■ Exercise requirements:
Only the lines from the start of the data through the line containing "65, 70, 75];" should be written out, exactly as they are, with both ends included and the pictures left out.

■ Collected material:
★ ★ ★ ★
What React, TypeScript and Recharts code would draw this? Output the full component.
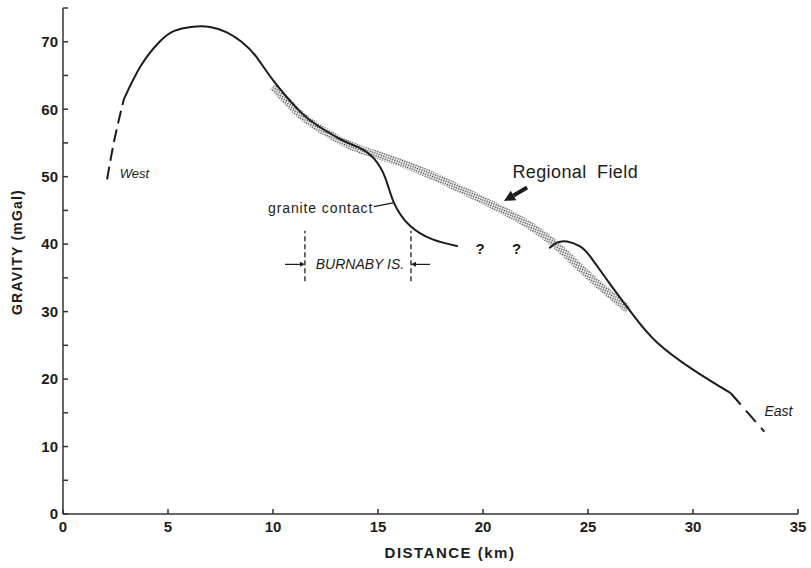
import React from 'react';
import { LineChart, Line, XAxis, YAxis, ReferenceLine, ReferenceDot } from 'recharts';

const distanceTicks = [0, 5, 10, 15, 20, 25, 30, 35];
const gravityTicks = [0, 5, 10, 15, 20, 25, 30, 35, 40, 45, 50, 55, 60, 65, 70, 75];

// gravity profile: d = distance (km), g = gravity (mGal)
const westDashed = [
  { d: 2.1, g: 49.6 },
  { d: 2.45, g: 55.5 },
  { d: 2.9, g: 61.5 },
];
const westProfile = [
  { d: 2.9, g: 61.5 },
  { d: 3.7, g: 66.4 },
  { d: 4.6, g: 70.0 },
  { d: 5.3, g: 71.6 },
  { d: 6.1, g: 72.2 },
  { d: 7.0, g: 72.2 },
  { d: 7.8, g: 71.4 },
  { d: 8.5, g: 70.0 },
  { d: 9.2, g: 67.8 },
  { d: 10.0, g: 64.3 },
  { d: 11.3, g: 59.6 },
  { d: 12.2, g: 57.4 },
  { d: 13.3, g: 55.4 },
  { d: 14.1, g: 54.3 },
  { d: 14.8, g: 52.7 },
  { d: 15.35, g: 49.8 },
  { d: 15.75, g: 46.2 },
  { d: 16.5, g: 42.8 },
  { d: 17.6, g: 40.7 },
  { d: 18.8, g: 39.7 },
];
const eastProfile = [
  { d: 23.15, g: 39.4 },
  { d: 23.5, g: 40.2 },
  { d: 24.0, g: 40.4 },
  { d: 24.6, g: 39.7 },
  { d: 25.1, g: 38.2 },
  { d: 26.0, g: 34.3 },
  { d: 27.2, g: 29.3 },
  { d: 28.3, g: 25.4 },
  { d: 30.0, g: 21.4 },
  { d: 31.8, g: 17.9 },
];
const eastDashed = [
  { d: 31.8, g: 17.9 },
  { d: 33.4, g: 12.2 },
];
const regionalField = [
  { d: 10.0, g: 63.4 },
  { d: 11.3, g: 59.2 },
  { d: 12.3, g: 57.0 },
  { d: 13.3, g: 55.2 },
  { d: 14.2, g: 54.0 },
  { d: 15.2, g: 53.0 },
  { d: 16.8, g: 51.2 },
  { d: 18.5, g: 48.8 },
  { d: 20.0, g: 46.5 },
  { d: 21.5, g: 44.1 },
  { d: 23.2, g: 40.6 },
  { d: 24.8, g: 36.0 },
  { d: 26.4, g: 31.6 },
  { d: 26.9, g: 30.3 },
];

// Burnaby Island extent (km) and the span of its marker lines (mGal)
const burnabyEdges = [11.52, 16.57];
const burnabySpan = [34.5, 42.0];

const FONT = '"Liberation Sans", Arial, Helvetica, sans-serif';
const INK = '#1c1c1c';

const note =
  (text: string, style: React.CSSProperties, anchor: 'start' | 'middle' | 'end' = 'start') =>
  ({ viewBox }: any) =>
    (
      <text
        x={viewBox.x}
        y={viewBox.y}
        textAnchor={anchor}
        dominantBaseline="central"
        style={{ fontFamily: FONT, fill: INK, ...style }}
      >
        {text}
      </text>
    );

const arrow =
  (head: number, width: number, shaft: number) =>
  ({ x1, y1, x2, y2 }: any) => {
    const a = Math.atan2(y2 - y1, x2 - x1);
    const bx = x2 - head * Math.cos(a);
    const by = y2 - head * Math.sin(a);
    const px = (width / 2) * Math.sin(a);
    const py = (width / 2) * -Math.cos(a);
    return (
      <g>
        <line x1={x1} y1={y1} x2={bx} y2={by} stroke={INK} strokeWidth={shaft} />
        <polygon points={`${x2},${y2} ${bx + px},${by + py} ${bx - px},${by - py}`} fill={INK} />
      </g>
    );
  };

const yTitle = () => (
  <text
    x={17}
    y={252}
    transform="rotate(-90 17 252)"
    textAnchor="middle"
    dominantBaseline="central"
    style={{ fontFamily: FONT, fontWeight: 700, fontSize: 14, letterSpacing: 1.2, fill: INK }}
  >
    GRAVITY (mGal)
  </text>
);

const xTitle = () => (
  <text
    x={450}
    y={552}
    textAnchor="middle"
    dominantBaseline="central"
    style={{ fontFamily: FONT, fontWeight: 700, fontSize: 15, letterSpacing: 1.5, fill: INK }}
  >
    DISTANCE (km)
  </text>
);

const tickStyle = { fontFamily: FONT, fontWeight: 700, fontSize: 15, fill: INK };

export default function App() {
  return (
    <div style={{ position: 'absolute', left: 0, top: 0, background: '#fff' }}>
      <LineChart width={811} height={568} margin={{ top: 8, right: 13, bottom: 24, left: 0 }}>
        <defs>
          <pattern id="stipple" width="2.4" height="2.4" patternUnits="userSpaceOnUse" patternTransform="rotate(20)">
            <circle cx="1.2" cy="1.2" r="0.8" fill="#3a3a3a" />
          </pattern>
        </defs>
        <XAxis
          dataKey="d"
          type="number"
          domain={[0, 35]}
          ticks={distanceTicks}
          height={30}
          tickSize={-5}
          tickMargin={12}
          tick={tickStyle}
          stroke="#333"
          strokeWidth={1.5}
          label={{ content: xTitle }}
        />
        <YAxis
          type="number"
          domain={[0, 75]}
          ticks={gravityTicks}
          width={63}
          tickSize={-5}
          tickMargin={10}
          tick={tickStyle}
          tickFormatter={(v: number) => (v % 10 === 0 ? String(v) : '')}
          stroke="#333"
          strokeWidth={1.5}
          label={{ content: yTitle }}
        />

        <Line
          data={regionalField}
          dataKey="g"
          type="natural"
          stroke="url(#stipple)"
          strokeWidth={8}
          dot={false}
          isAnimationActive={false}
        />
        <Line data={westDashed} dataKey="g" type="natural" stroke={INK} strokeWidth={2} strokeDasharray="13 6" dot={false} isAnimationActive={false} />
        <Line data={westProfile} dataKey="g" type="natural" stroke={INK} strokeWidth={2} dot={false} isAnimationActive={false} />
        <Line data={eastProfile} dataKey="g" type="natural" stroke={INK} strokeWidth={2} dot={false} isAnimationActive={false} />
        <Line data={eastDashed} dataKey="g" type="linear" stroke={INK} strokeWidth={2} strokeDasharray="15 8" dot={false} isAnimationActive={false} />

        {/* Burnaby Island markers */}
        {burnabyEdges.map((e) => (
          <ReferenceLine
            key={e}
            segment={[{ x: e, y: burnabySpan[0] }, { x: e, y: burnabySpan[1] }]}
            stroke={INK}
            strokeWidth={1.3}
            strokeDasharray="5 3"
          />
        ))}
        <ReferenceLine segment={[{ x: 10.57, y: 37.0 }, { x: burnabyEdges[0], y: 37.0 }]} shape={arrow(5, 5, 1.2)} />
        <ReferenceLine segment={[{ x: 17.48, y: 37.0 }, { x: burnabyEdges[1], y: 37.0 }]} shape={arrow(5, 5, 1.2)} />
        <ReferenceDot x={14.14} y={37.0} r={0} label={{ content: note('BURNABY IS.', { fontSize: 14, fontStyle: 'italic' }, 'middle') }} />

        {/* granite contact leader */}
        <ReferenceLine segment={[{ x: 14.8, y: 45.55 }, { x: 15.72, y: 46.1 }]} stroke={INK} strokeWidth={1.3} />
        <ReferenceDot x={9.76} y={45.3} r={0} label={{ content: note('granite contact', { fontSize: 14, letterSpacing: 0.9 }) }} />

        {/* Regional field */}
        <ReferenceLine segment={[{ x: 22.1, y: 48.4 }, { x: 21.0, y: 46.4 }]} shape={arrow(11, 11, 4)} />
        <ReferenceDot x={21.4} y={50.7} r={0} label={{ content: note('Regional Field', { fontSize: 18, letterSpacing: 0.4, wordSpacing: 5 }) }} />

        <ReferenceDot x={19.86} y={39.3} r={0} label={{ content: note('?', { fontSize: 15, fontWeight: 700 }, 'middle') }} />
        <ReferenceDot x={21.6} y={39.3} r={0} label={{ content: note('?', { fontSize: 15, fontWeight: 700 }, 'middle') }} />

        <ReferenceDot x={2.7} y={50.5} r={0} label={{ content: note('West', { fontSize: 13, fontStyle: 'italic' }) }} />
        <ReferenceDot x={33.4} y={15.2} r={0} label={{ content: note('East', { fontSize: 14, fontStyle: 'italic' }) }} />
      </LineChart>
    </div>
  );
}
★ ★ ★ ★
■ Written answer:
What React, TypeScript and Recharts code would draw this? Output the full component.
import React from 'react';
import { LineChart, Line, XAxis, YAxis, ReferenceLine, ReferenceDot } from 'recharts';

const distanceTicks = [0, 5, 10, 15, 20, 25, 30, 35];
const gravityTicks = [0, 5, 10, 15, 20, 25, 30, 35, 40, 45, 50, 55, 60, 65, 70, 75];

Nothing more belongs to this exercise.